Does every Krull ring have a height 1 prime ideal?
Let $R=\cap_{\lambda\in\Lambda}R_{\lambda}$ with $R_{\lambda}$ DVRs (as in Matsumura's definition of Krull domains). Assume that the intersection is irredundant, that is, if $\Lambda'\subsetneq\Lambda$ then $\cap_{\lambda\in\Lambda}R_{\lambda}\subsetneq\cap_{\lambda'\in\Lambda}R_{\lambda'}$.

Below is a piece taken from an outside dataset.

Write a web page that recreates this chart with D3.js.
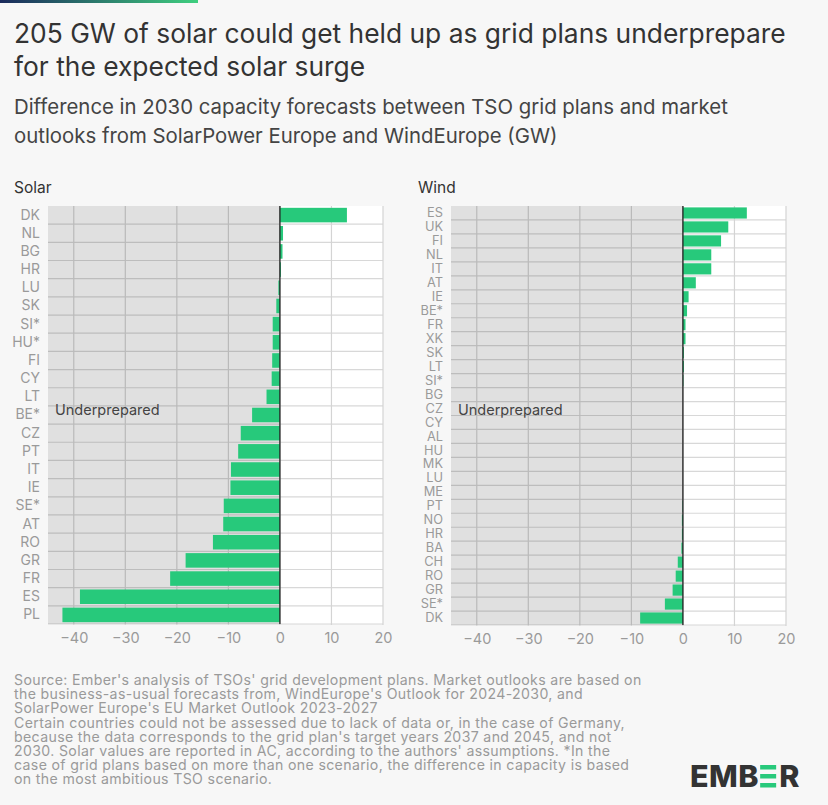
<!DOCTYPE html>
<html>
<head>
<meta charset="utf-8">
<script src="https://cdn.jsdelivr.net/npm/d3@7"></script>
<style>
  body { margin: 0; background: #f7f7f7; }
  svg { display: block; font-family: Inter, "Noto Sans", sans-serif; }
</style>
</head>
<body>
<div id="chart-area"></div>
<script>
// data (GW, TSO plan minus market outlook)
const solarCountries = ["DK","NL","BG","HR","LU","SK","SI*","HU*","FI","CY","LT","BE*","CZ","PT","IT","IE","SE*","AT","RO","GR","FR","ES","PL"];
const solarValues = [13.0, 0.6, 0.5, 0.2, -0.3, -0.7, -1.4, -1.4, -1.5, -1.6, -2.6, -5.4, -7.6, -8.1, -9.5, -9.6, -10.9, -11.0, -13.0, -18.3, -21.3, -38.8, -42.2];

const windCountries = ["ES","UK","FI","NL","IT","AT","IE","BE*","FR","XK","SK","LT","SI*","BG","CZ","CY","AL","HU","MK","LU","ME","PT","NO","HR","BA","CH","RO","GR","SE*","DK"];
const windValues = [12.4, 8.8, 7.4, 5.5, 5.5, 2.5, 1.1, 0.8, 0.5, 0.5, 0.2, 0.2, 0.1, 0, 0, 0, 0, 0, 0, 0, 0, -0.1, -0.2, -0.2, -0.3, -1.0, -1.4, -2.0, -3.5, -8.3];

const xDomain = [-45, 20];
const xTicks = [-40, -30, -20, -10, 0, 10, 20];

const titleLines = ["205 GW of solar could get held up as grid plans underprepare", "for the expected solar surge"];
const subtitleLines = ["Difference in 2030 capacity forecasts between TSO grid plans and market", "outlooks from SolarPower Europe and WindEurope (GW)"];
const footLines = [
  "Source: Ember's analysis of TSOs' grid development plans. Market outlooks are based on",
  "the business-as-usual forecasts from, WindEurope's Outlook for 2024-2030, and",
  "SolarPower Europe's EU Market Outlook 2023-2027",
  "Certain countries could not be assessed due to lack of data or, in the case of Germany,",
  "because the data corresponds to the grid plan's target years 2037 and 2045, and not",
  "2030. Solar values are reported in AC, according to the authors' assumptions. *In the",
  "case of grid plans based on more than one scenario, the difference in capacity is based",
  "on the most ambitious TSO scenario."
];

const W = 828, H = 805;
const green = "#27c97b";

var svg = d3.select("#chart-area")
    .append("svg")
    .attr("width", W)
    .attr("height", H);

// top accent bar
const grad = svg.append("defs").append("linearGradient")
    .attr("id", "topbar");
grad.append("stop").attr("offset", "0%").attr("stop-color", "#1b2a5c");
grad.append("stop").attr("offset", "100%").attr("stop-color", "#3fcf7f");
svg.append("rect")
    .attr("x", 0).attr("y", 0)
    .attr("width", 198).attr("height", 3)
    .attr("fill", "url(#topbar)");

// multi-line text block, font size scaled so the first line spans targetWidth
function textBlock(lines, y0, lineH, size, fill, targetWidth, spacing){
    const t = svg.append("text")
        .attr("fill", fill)
        .attr("font-size", size + "px")
        .attr("letter-spacing", (spacing || 0) + "px");
    t.selectAll("tspan")
        .data(lines)
        .enter().append("tspan")
          .attr("x", 14)
          .attr("y", function(d, i){ return y0 + i * lineH; })
          .text(function(d){ return d; });
    const w = t.select("tspan").node().getComputedTextLength();
    t.attr("font-size", (size * targetWidth / w) + "px");
    return t;
}

textBlock(titleLines, 43, 33, 24, "#333", 772);
textBlock(subtitleLines, 114, 29, 19, "#444", 714);

function drawPanel(opts){
    const x = d3.scaleLinear()
        .domain(xDomain)
        .range([opts.left, opts.right]);

    const y = d3.scaleBand()
        .domain(opts.countries)
        .range([opts.top, opts.bottom])
        .paddingInner(0.2)
        .paddingOuter(0.1);

    const g = svg.append("g");

    // panel title
    g.append("text")
        .attr("x", opts.titleX)
        .attr("y", 193)
        .attr("font-size", "15.5px")
        .attr("fill", "#333")
        .text(opts.title);

    // plot background
    g.append("rect")
        .attr("x", opts.left).attr("y", opts.top)
        .attr("width", opts.right - opts.left)
        .attr("height", opts.bottom - opts.top)
        .attr("fill", "#fff");

    // row separators
    const gap = y.step() - y.bandwidth();
    const rowLines = opts.countries.slice(1).map(function(c){ return y(c) - gap / 2; });
    rowLines.push(opts.bottom);
    g.selectAll(".row-line")
        .data(rowLines)
        .enter().append("line")
        .attr("class", "row-line")
        .attr("x1", opts.left).attr("x2", opts.right)
        .attr("y1", function(d){ return d; })
        .attr("y2", function(d){ return d; })
        .attr("stroke", "#d8d8d8")
        .attr("stroke-width", 1.2);

    // vertical grid
    g.selectAll(".v-line")
        .data(xTicks)
        .enter().append("line")
        .attr("class", "v-line")
        .attr("x1", function(d){ return x(d); })
        .attr("x2", function(d){ return x(d); })
        .attr("y1", opts.top).attr("y2", opts.bottom + 1)
        .attr("stroke", "#d4d4d4")
        .attr("stroke-width", 1.2);

    // underprepared shading
    g.append("rect")
        .attr("x", x(xDomain[0])).attr("y", opts.top)
        .attr("width", x(0) - x(xDomain[0]))
        .attr("height", opts.bottom - opts.top)
        .attr("fill", "#000")
        .attr("fill-opacity", 0.12);

    // bars
    g.selectAll(".bar")
        .data(opts.values)
        .enter().append("rect")
        .attr("class", "bar")
        .attr("x", function(d){ return x(Math.min(0, d)); })
        .attr("y", function(d, i){ return y(opts.countries[i]); })
        .attr("width", function(d){ return Math.abs(x(d) - x(0)); })
        .attr("height", y.bandwidth())
        .attr("fill", green);

    // zero line
    g.append("line")
        .attr("x1", x(0)).attr("x2", x(0))
        .attr("y1", opts.top).attr("y2", opts.bottom)
        .attr("stroke", "#222")
        .attr("stroke-width", 1.3);

    g.append("text")
        .attr("x", x(xDomain[0]) + 7)
        .attr("y", opts.labelY)
        .attr("font-size", "14.5px")
        .attr("fill", "#444")
        .text("Underprepared");

    // country axis
    const yAxis = g.append("g")
        .attr("transform", "translate(" + opts.left + ",0)")
        .call(d3.axisLeft(y).tickSize(0).tickPadding(8));
    yAxis.select(".domain").remove();
    yAxis.selectAll("text")
        .attr("font-family", "Inter, 'Noto Sans', sans-serif")
        .attr("font-size", opts.labelSize)
        .attr("fill", "#9a9a9a");

    // value axis
    const xAxis = g.append("g")
        .attr("transform", "translate(0," + opts.bottom + ")")
        .call(d3.axisBottom(x).tickValues(xTicks).tickSize(0).tickPadding(9)
            .tickFormat(function(d){ return d < 0 ? "\u2212" + Math.abs(d) : d; }));
    xAxis.select(".domain").remove();
    xAxis.selectAll("text")
        .attr("font-family", "Inter, 'Noto Sans', sans-serif")
        .attr("font-size", "14.5px")
        .attr("fill", "#9a9a9a");
}

drawPanel({
    title: "Solar", titleX: 14,
    countries: solarCountries, values: solarValues,
    left: 48, right: 383, top: 206, bottom: 624,
    labelY: 415, labelSize: "14px"
});

drawPanel({
    title: "Wind", titleX: 418,
    countries: windCountries, values: windValues,
    left: 451, right: 786, top: 206, bottom: 625,
    labelY: 415, labelSize: "12.8px"
});

// footnote
textBlock(footLines, 685, 14.2, 14, "#9a9a9a", 629, 0.35);

// EMBER logo
const logo = svg.append("g").attr("transform", "translate(690,787)");
const logoFont = { size: 30.5, weight: 800, fill: "#333" };
const emb = logo.append("text")
    .attr("x", 0).attr("y", 0)
    .attr("font-size", logoFont.size + "px")
    .attr("font-weight", logoFont.weight)
    .attr("letter-spacing", "0.5px")
    .attr("fill", logoFont.fill)
    .text("EMB");
const embW = emb.node().getComputedTextLength() + 1;
[0, 1, 2].forEach(function(i){
    logo.append("rect")
        .attr("x", embW)
        .attr("y", -22 + i * 9)
        .attr("width", 16)
        .attr("height", 4.5)
        .attr("fill", green);
});
logo.append("text")
    .attr("x", embW + 19).attr("y", 0)
    .attr("font-size", logoFont.size + "px")
    .attr("font-weight", logoFont.weight)
    .attr("fill", logoFont.fill)
    .text("R");
</script>
</body>
</html>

Let's prove that $m_{\lambda}\cap R$ is a prime ideal of height one, for all $\lambda\in\Lambda$. First note that $m_{\lambda}\cap R\neq (0)$. If the height of some $m_{\alpha}\cap R$ is at least $2$, then there exists a nonzero prime $p\subsetneq m_{\alpha}\cap R$. From Kaplansky, Commutative Rings, Theorem 110, there exists $m_{\alpha'}\cap R\subseteq p$ (obviously $\alpha'\neq\alpha$). Let $x\in\cap_{\lambda\ne\alpha}R_{\lambda}$, $x\notin R$ (so $x\notin R_{\alpha}$), and $y\in m_{\alpha'}\cap R$, $y\neq 0$. One can choose $m,n$ positive integers such that $z=x^my^n$ is a unit in $R_{\alpha}$. Since $x\in R_{\alpha'}$ and $y\in m_{\alpha'}\cap R$ we get $z\in m_{\alpha'}$. Obviously $z\in R_{\lambda}$ for all $\lambda\ne \alpha, \alpha'$, so $z\in R$, $z$ is invertible in $R_{\alpha}$ and not invertible in $R_{\alpha'}$, a contradiction with $m_{\alpha'}\cap R\subseteq m_{\alpha}\cap R$.
(This argument is adapted from Kaplansky's proof of Theorem 114. Furthermore, using again Theorem 110 one can see that $m_{\lambda}\cap R$ are the only height one prime ideals of $R$.)